The Story
Why it exists.
The beginning
Miss 4 arrived in 2004 as part of Dzintars' Miss collection. The Miss series brought a different energy to the house, creating contemporary scents with an approachable sensibility. Miss 4 ran its fruity-fresh direction through Dzintars' practical, no-nonsense filter. The result wasn't a copycat of what Western houses were doing. It was a Latvian interpretation: melon and apple for brightness, a heart that surprised with cinnamon and magnolia, and a base that settled close and warm rather than announcing itself across the room. The fruity top notes shimmered with a clean, green undertone from lily of the valley, giving the opening a natural lift rather than an artificial burst. As the scent developed, the spice emerged gradually, blending into the floral heart without overwhelming it.

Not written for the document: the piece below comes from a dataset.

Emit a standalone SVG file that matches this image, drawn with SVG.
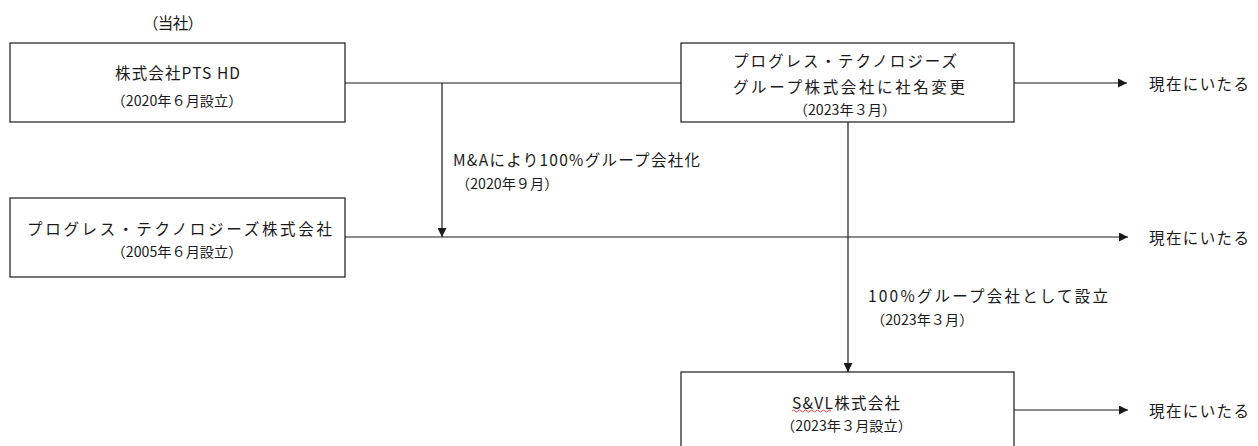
<svg xmlns="http://www.w3.org/2000/svg" width="1258" height="446" viewBox="0 0 1258 446">
<style>
  .box { fill: #ffffff; stroke: #1a1a1a; stroke-width: 1.2; }
  .t { font-family: "Noto Sans CJK JP", "Noto Sans", sans-serif; font-size: 15.5px; fill: #1a1a1a; dominant-baseline: central; }
  .p { font-size: 14.2px; }
  .c { text-anchor: middle; }
  .ln { fill: none; stroke: #1a1a1a; stroke-width: 1.2; }
  .squig { fill: none; stroke: #e03030; stroke-width: 0.9; }
</style>
<defs>
  <marker id="arr" viewBox="0 0 10 10" refX="10" refY="5" markerWidth="9" markerHeight="9" markerUnits="userSpaceOnUse" orient="auto">
    <path d="M0,0 L10,5 L0,10 Z" fill="#1a1a1a"/>
  </marker>
</defs>
<rect width="1258" height="446" fill="#ffffff"/>

<g id="label-tousha">
  <text class="t c" x="173" y="22" textLength="60" lengthAdjust="spacing">（当社）</text>
</g>

<g id="node-pts-hd">
  <rect class="box" x="10" y="43" width="335" height="79"/>
  <text class="t c" x="177.5" y="72" textLength="125" lengthAdjust="spacing">株式会社PTS HD</text>
  <text class="t p c" x="177" y="100">（2020年６月設立）</text>
</g>

<g id="node-ptg">
  <rect class="box" x="681" y="43" width="333" height="79"/>
  <text class="t c" x="845" y="60" textLength="224" lengthAdjust="spacing">プログレス・テクノロジーズ</text>
  <text class="t c" x="849" y="86" textLength="232" lengthAdjust="spacing">グループ株式会社に社名変更</text>
  <text class="t p c" x="845" y="109">（2023年３月）</text>
</g>

<g id="node-pt">
  <rect class="box" x="10" y="198" width="335" height="79"/>
  <text class="t c" x="179.5" y="228" textLength="305" lengthAdjust="spacing">プログレス・テクノロジーズ株式会社</text>
  <text class="t p c" x="177" y="251">（2005年６月設立）</text>
</g>

<g id="node-svl">
  <rect class="box" x="681" y="372" width="333" height="90"/>
  <text class="t c" x="846" y="402" textLength="108" lengthAdjust="spacing">S&amp;VL株式会社</text>
  <path class="squig" d="M792,411 q1.5,-2 3,0 t3,0 t3,0 t3,0 t3,0 t3,0 t3,0 t3,0 t3,0 t3,0 t3,0 t3,0 t3,0"/>
  <text class="t p c" x="846.5" y="425">（2023年３月設立）</text>
</g>

<g id="connectors">
  <path class="ln" d="M345,83 H681"/>
  <path class="ln" d="M442,83 V237" marker-end="url(#arr)"/>
  <path class="ln" d="M345,237 H1128" marker-end="url(#arr)"/>
  <path class="ln" d="M1014,83 H1127" marker-end="url(#arr)"/>
  <path class="ln" d="M848,122 V372" marker-end="url(#arr)"/>
  <path class="ln" d="M1014,410 H1128" marker-end="url(#arr)"/>
  <text class="t" x="453" y="159" textLength="247" lengthAdjust="spacing">M&amp;Aにより100%グループ会社化</text>
  <text class="t p" x="456" y="183">（2020年９月）</text>
  <text class="t" x="868" y="295" textLength="240" lengthAdjust="spacing">100%グループ会社として設立</text>
  <text class="t p" x="871" y="319">（2023年３月）</text>
</g>

<g id="label-current-1">
  <text class="t" x="1149" y="83" textLength="100" lengthAdjust="spacing">現在にいたる</text>
</g>
<g id="label-current-2">
  <text class="t" x="1149" y="237" textLength="100" lengthAdjust="spacing">現在にいたる</text>
</g>
<g id="label-current-3">
  <text class="t" x="1149" y="410" textLength="100" lengthAdjust="spacing">現在にいたる</text>
</g>
</svg>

What makes Miss 4 work is the tension between its cool and warm halves. Ozonic-aquatic notes rarely sit comfortably alongside warm spices, but here they do. The melon and apple open juicy and dewy, but lily of the valley keeps the sweetness from tipping into syrup. Then cinnamon arrives in the heart and shifts everything. Not dramatically. Just enough. The floral heart (magnolia, rose) could have disappeared entirely under the spice, but osmanthus threads through and keeps things graceful. By the time the musk and ambergris anchor the base, the fragrance has moved from poolside cool to something that reads more like skin-warm than skin-close.
The evolution
The opening announces melon and apple with a green undertone from the lily of the valley. The bright opening settles and something else takes over. Cinnamon. Not the aggressive spice of a mulled wine, but a softer warmth that blends into the magnolia and rose. The fruit fades but doesn't vanish. It becomes a memory of sweetness underneath the warmth. Then the musk and ambergris arrive. Osmanthus joins them, adding a faint apricot-floral note that makes the drydown smell less like perfume and more like something your skin made. What stays longest is the warmth. The cool melon opening gives way to this warm, spiced foundation that becomes the true signature of the fragrance. The interplay between ozonic freshness and warm spice creates a distinctive trajectory. Miss 4 doesn't just fade. It transforms.
Cultural impact
Miss 4 occupies an interesting space in the Dzintars catalog: a 2004 release that pursued a fruity-fresh direction. The ozonic-cinnamon contrast is its signature move. It smells like nothing else in the Dzintars range. The scent doesn't shout. It doesn't overwhelm. It builds its presence through contrast rather than volume, letting the cool, ozonic top notes interact with a warm, spicy heart. Some find this unusual pairing refreshingly different. Others find it slightly jarring. What matters is that it makes an impression.